Mr Conte said clients choose from a variety of games, inclduing consoles, role playing, board and card games, wargaming and minis painting, to begin the process.

genU’s GAMER founders Paris Conte (left) with Ryan Betson.

“The way our program and environment is set up is us not dictating what should be done, but using games to mould the social environment they are in and give them the opportunities to encounter the skills they need to work on, trial them, test them, until they master it for themselves,” he said.

Mr Conte said a program participant who was extremely nervous and considered mute found his voice, and more, through the program.
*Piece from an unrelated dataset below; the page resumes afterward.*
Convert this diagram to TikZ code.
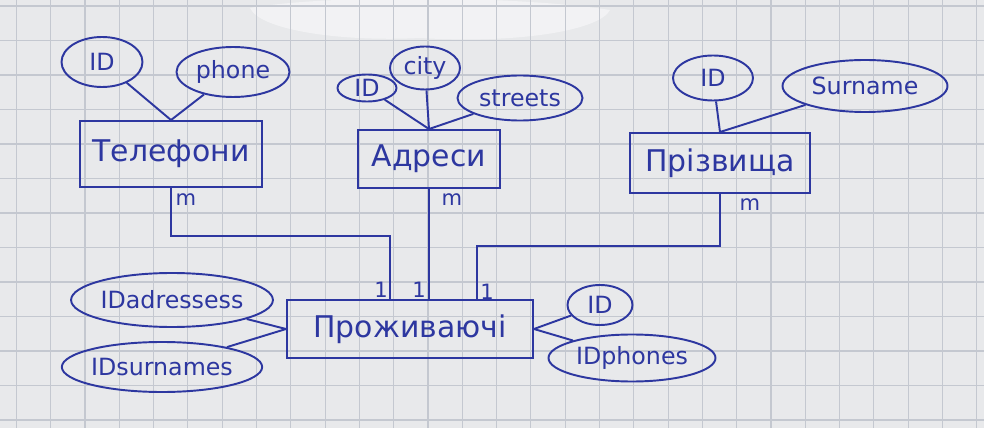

“I did what I do for everybody and treated them like a gamer, a person. I discovered they love Pokemon and in that game you get to name your nemesis; they went with Buttface,” he said.

“Every time that popped up it grew to a smile, then a giggle… then their support worker came bursting through the door a few months later shouting that their client had just spoken.

“The young man knew how to speak, but it was just about being in a place where they were treated like an individual, where they belong.
“Our role is to see which moments engage the individual, and then water it like a flower.

“Because everything we do is wrapped up in that ball of fun that is gaming, the ease of learning is far greater.”

What started as concept from Mr Conte in 2018 at genU, GAMER now now operates out of five sites in Victoria, with three in Melbourne, one in Geelong and another in Colac.

An acronym for Growth, Achievement, Mindfulness, Engagement and Resilience, GAMER is also being rolled out online and is about to be used as the basis for a research project that will bolster its anecdotal success with scientific study.

“We’ve have had a lot of happy crying moments… it’s certainly grown into something more than I thought it would achieve,” Mr Conte said.